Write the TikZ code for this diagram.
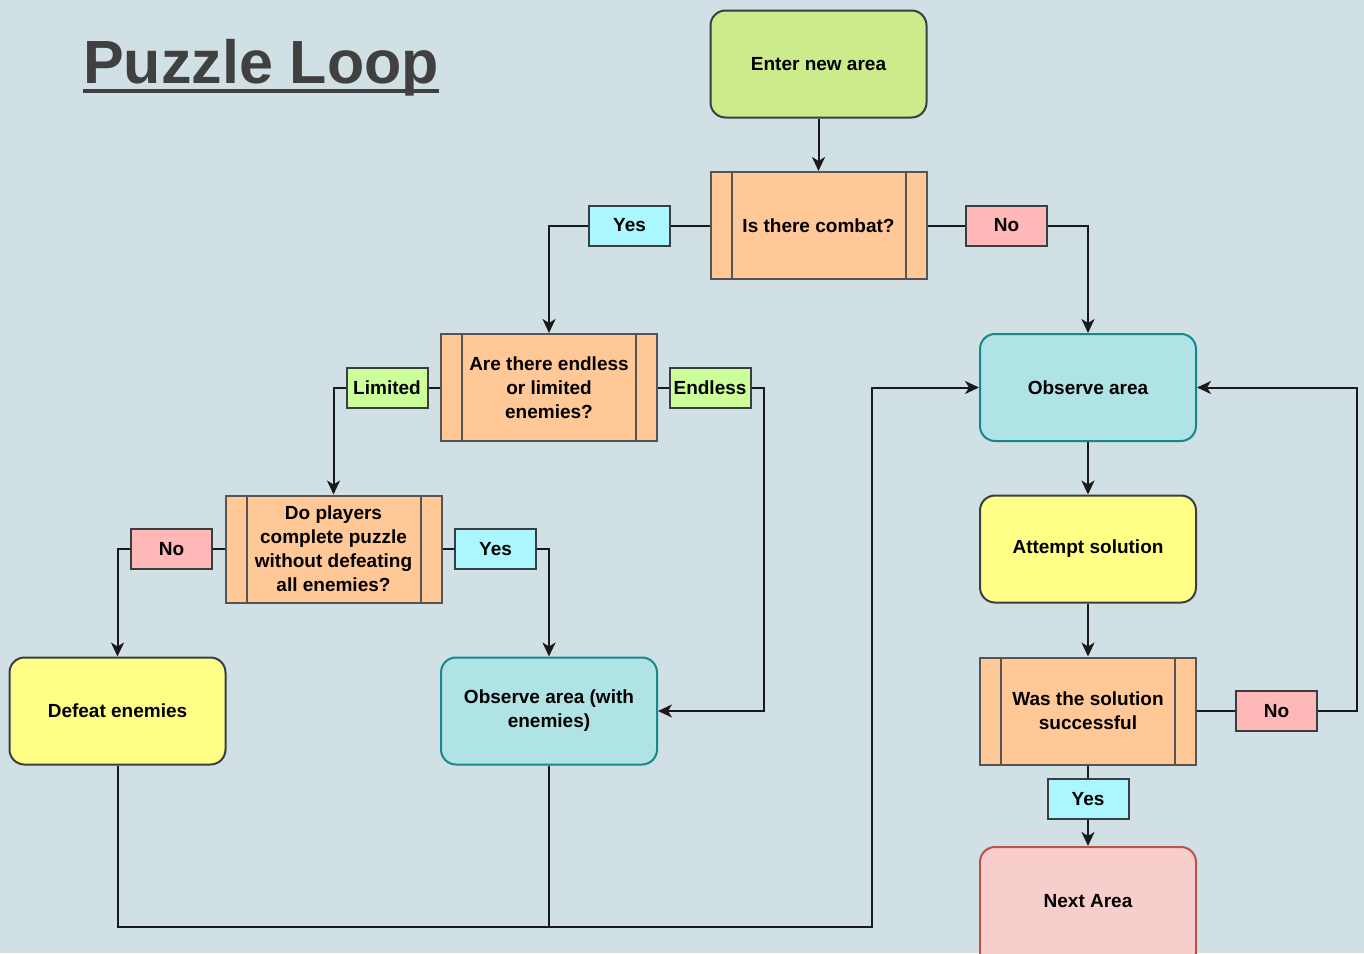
\documentclass[tikz,border=0pt]{standalone}
\usepackage{fontspec}
\setmainfont{Liberation Sans}
\usetikzlibrary{arrows.meta}

\definecolor{bg}{HTML}{D1E0E4}
\definecolor{edge}{HTML}{3A3D42}
\definecolor{wire}{HTML}{1A1A1A}
\definecolor{startfill}{HTML}{CDEB8B}
\definecolor{procfill}{HTML}{FFC896}
\definecolor{procedge}{HTML}{555555}
\definecolor{actfill}{HTML}{FFFF88}
\definecolor{obsfill}{HTML}{B0E3E6}
\definecolor{obsedge}{HTML}{17868D}
\definecolor{endfill}{HTML}{F8CECC}
\definecolor{endedge}{HTML}{B85450}
\definecolor{yesfill}{HTML}{AAF7FF}
\definecolor{nofill}{HTML}{FFB8B8}
\definecolor{kindfill}{HTML}{CCFF99}
\definecolor{titlecol}{HTML}{404040}

\begin{document}
\begin{tikzpicture}[
  x=1pt, y=-1pt,
  font=\fontsize{19}{24}\selectfont\bfseries,
  box/.style={line width=2pt, minimum width=216pt, minimum height=107pt,
              inner sep=0pt, align=center, text=black},
  term/.style={box, rounded corners=15pt},
  process/.style={box, fill=procfill, draw=procedge,
    path picture={
      \draw[procedge, line width=2pt]
        ([xshift=21pt]path picture bounding box.north west) --
        ([xshift=21pt]path picture bounding box.south west);
      \draw[procedge, line width=2pt]
        ([xshift=-21pt]path picture bounding box.north east) --
        ([xshift=-21pt]path picture bounding box.south east);
    }},
  tag/.style={draw=edge, line width=2pt, minimum width=81pt,
              minimum height=40pt, inner sep=0pt, text=black},
  link/.style={draw=wire, line width=2pt},
  arrow/.style={link, -{Stealth[length=14pt, width=13pt, inset=4pt]}},
]
\path[use as bounding box, clip] (0,0) rectangle (1364,953);
\fill[bg] (0,0) rectangle (1364,953);

% heading
\node[anchor=base west, inner sep=0pt, text=titlecol,
      font=\fontsize{61}{70}\selectfont\bfseries] (title) at (83,83) {Puzzle Loop};
\draw[titlecol, line width=4pt]
  ([yshift=-8pt]title.base west) -- ([yshift=-8pt]title.base east);

% main nodes
\node[term, fill=startfill, draw=edge] (enter) at (818.5,64) {Enter new area};
\node[process] (combat) at (818.5,225.5) {Is there combat?};
\node[process] (kindq) at (549,387.5) {Are there endless\\or limited\\enemies?};
\node[process] (skipq) at (333.5,549) {Do players\\complete puzzle\\without defeating\\all enemies?};
\node[term, fill=actfill, draw=edge] (defeat) at (117.5,711) {Defeat enemies};
\node[term, fill=obsfill, draw=obsedge] (obsfoe) at (549,711) {Observe area (with\\enemies)};
\node[term, fill=obsfill, draw=obsedge] (obs) at (1088,387.5) {Observe area};
\node[term, fill=actfill, draw=edge] (attempt) at (1088,549) {Attempt solution};
\node[process] (success) at (1088,711) {Was the solution\\successful};
\node[term, fill=endfill, draw=endedge, minimum height=120pt,
      text height=14pt, text depth=13pt, anchor=north] (next) at (1088,846) {Next Area};

% branch tags
\node[tag, fill=yesfill] (yesA) at (629.5,225.5) {Yes};
\node[tag, fill=nofill] (noA) at (1006.5,225.5) {No};
\node[tag, fill=kindfill] (limited) at (387,387.5) {Limited};
\node[tag, fill=kindfill] (endless) at (710,387.5) {Endless};
\node[tag, fill=nofill] (noB) at (171.5,549) {No};
\node[tag, fill=yesfill] (yesB) at (495.5,549) {Yes};
\node[tag, fill=nofill] (noC) at (1276.5,711) {No};
\node[tag, fill=yesfill] (yesC) at (1088,799) {Yes};

% routing corners
\coordinate (endlessturn) at (764,387.5);
\coordinate (bus) at (872,927);
\coordinate (retryturn) at (1357,711);

% connectors
\draw[arrow] (enter) -- (combat);
\draw[link] (combat.west) -- (yesA.east);
\draw[arrow] (yesA.west) -| (kindq.north);
\draw[link] (combat.east) -- (noA.west);
\draw[arrow] (noA.east) -| (obs.north);

\draw[link] (kindq.west) -- (limited.east);
\draw[arrow] (limited.west) -| (skipq.north);
\draw[link] (kindq.east) -- (endless.west);
\draw[arrow] (endless.east) -- (endlessturn) |- (obsfoe.east);

\draw[link] (skipq.west) -- (noB.east);
\draw[arrow] (noB.west) -| (defeat.north);
\draw[link] (skipq.east) -- (yesB.west);
\draw[arrow] (yesB.east) -| (obsfoe.north);

\draw[arrow] (defeat.south) |- (bus) |- (obs.west);
\draw[link] (obsfoe.south) -- (obsfoe.south |- bus);

\draw[arrow] (obs) -- (attempt);
\draw[arrow] (attempt) -- (success);
\draw[link] (success.east) -- (noC.west);
\draw[arrow] (noC.east) -- (retryturn) |- (obs.east);
\draw[link] (success.south) -- (yesC.north);
\draw[arrow] (yesC.south) -- (next.north);
\end{tikzpicture}
\end{document}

• • • • •

Your copy of the data should match it exactly, except that pictures are left out.

Write the TikZ code for this diagram.
\documentclass[tikz,border=0pt]{standalone}
\usepackage{fontspec}
\setmainfont{Liberation Sans}
\usetikzlibrary{arrows.meta}

\definecolor{bg}{HTML}{D1E0E4}
\definecolor{edge}{HTML}{3A3D42}
\definecolor{wire}{HTML}{1A1A1A}
\definecolor{startfill}{HTML}{CDEB8B}
\definecolor{procfill}{HTML}{FFC896}
\definecolor{procedge}{HTML}{555555}
\definecolor{actfill}{HTML}{FFFF88}
\definecolor{obsfill}{HTML}{B0E3E6}
\definecolor{obsedge}{HTML}{17868D}
\definecolor{endfill}{HTML}{F8CECC}
\definecolor{endedge}{HTML}{B85450}
\definecolor{yesfill}{HTML}{AAF7FF}
\definecolor{nofill}{HTML}{FFB8B8}
\definecolor{kindfill}{HTML}{CCFF99}
\definecolor{titlecol}{HTML}{404040}

\begin{document}
\begin{tikzpicture}[
  x=1pt, y=-1pt,
  font=\fontsize{19}{24}\selectfont\bfseries,
  box/.style={line width=2pt, minimum width=216pt, minimum height=107pt,
              inner sep=0pt, align=center, text=black},
  term/.style={box, rounded corners=15pt},
  process/.style={box, fill=procfill, draw=procedge,
    path picture={
      \draw[procedge, line width=2pt]
        ([xshift=21pt]path picture bounding box.north west) --
        ([xshift=21pt]path picture bounding box.south west);
      \draw[procedge, line width=2pt]
        ([xshift=-21pt]path picture bounding box.north east) --
        ([xshift=-21pt]path picture bounding box.south east);
    }},
  tag/.style={draw=edge, line width=2pt, minimum width=81pt,
              minimum height=40pt, inner sep=0pt, text=black},
  link/.style={draw=wire, line width=2pt},
  arrow/.style={link, -{Stealth[length=14pt, width=13pt, inset=4pt]}},
]
\path[use as bounding box, clip] (0,0) rectangle (1364,953);
\fill[bg] (0,0) rectangle (1364,953);

% heading
\node[anchor=base west, inner sep=0pt, text=titlecol,
      font=\fontsize{61}{70}\selectfont\bfseries] (title) at (83,83) {Puzzle Loop};
\draw[titlecol, line width=4pt]
  ([yshift=-8pt]title.base west) -- ([yshift=-8pt]title.base east);

% main nodes
\node[term, fill=startfill, draw=edge] (enter) at (818.5,64) {Enter new area};
\node[process] (combat) at (818.5,225.5) {Is there combat?};
\node[process] (kindq) at (549,387.5) {Are there endless\\or limited\\enemies?};
\node[process] (skipq) at (333.5,549) {Do players\\complete puzzle\\without defeating\\all enemies?};
\node[term, fill=actfill, draw=edge] (defeat) at (117.5,711) {Defeat enemies};
\node[term, fill=obsfill, draw=obsedge] (obsfoe) at (549,711) {Observe area (with\\enemies)};
\node[term, fill=obsfill, draw=obsedge] (obs) at (1088,387.5) {Observe area};
\node[term, fill=actfill, draw=edge] (attempt) at (1088,549) {Attempt solution};
\node[process] (success) at (1088,711) {Was the solution\\successful};
\node[term, fill=endfill, draw=endedge, minimum height=120pt,
      text height=14pt, text depth=13pt, anchor=north] (next) at (1088,846) {Next Area};

% branch tags
\node[tag, fill=yesfill] (yesA) at (629.5,225.5) {Yes};
\node[tag, fill=nofill] (noA) at (1006.5,225.5) {No};
\node[tag, fill=kindfill] (limited) at (387,387.5) {Limited};
\node[tag, fill=kindfill] (endless) at (710,387.5) {Endless};
\node[tag, fill=nofill] (noB) at (171.5,549) {No};
\node[tag, fill=yesfill] (yesB) at (495.5,549) {Yes};
\node[tag, fill=nofill] (noC) at (1276.5,711) {No};
\node[tag, fill=yesfill] (yesC) at (1088,799) {Yes};

% routing corners
\coordinate (endlessturn) at (764,387.5);
\coordinate (bus) at (872,927);
\coordinate (retryturn) at (1357,711);

% connectors
\draw[arrow] (enter) -- (combat);
\draw[link] (combat.west) -- (yesA.east);
\draw[arrow] (yesA.west) -| (kindq.north);
\draw[link] (combat.east) -- (noA.west);
\draw[arrow] (noA.east) -| (obs.north);

\draw[link] (kindq.west) -- (limited.east);
\draw[arrow] (limited.west) -| (skipq.north);
\draw[link] (kindq.east) -- (endless.west);
\draw[arrow] (endless.east) -- (endlessturn) |- (obsfoe.east);

\draw[link] (skipq.west) -- (noB.east);
\draw[arrow] (noB.west) -| (defeat.north);
\draw[link] (skipq.east) -- (yesB.west);
\draw[arrow] (yesB.east) -| (obsfoe.north);

\draw[arrow] (defeat.south) |- (bus) |- (obs.west);
\draw[link] (obsfoe.south) -- (obsfoe.south |- bus);

\draw[arrow] (obs) -- (attempt);
\draw[arrow] (attempt) -- (success);
\draw[link] (success.east) -- (noC.west);
\draw[arrow] (noC.east) -- (retryturn) |- (obs.east);
\draw[link] (success.south) -- (yesC.north);
\draw[arrow] (yesC.south) -- (next.north);
\end{tikzpicture}
\end{document}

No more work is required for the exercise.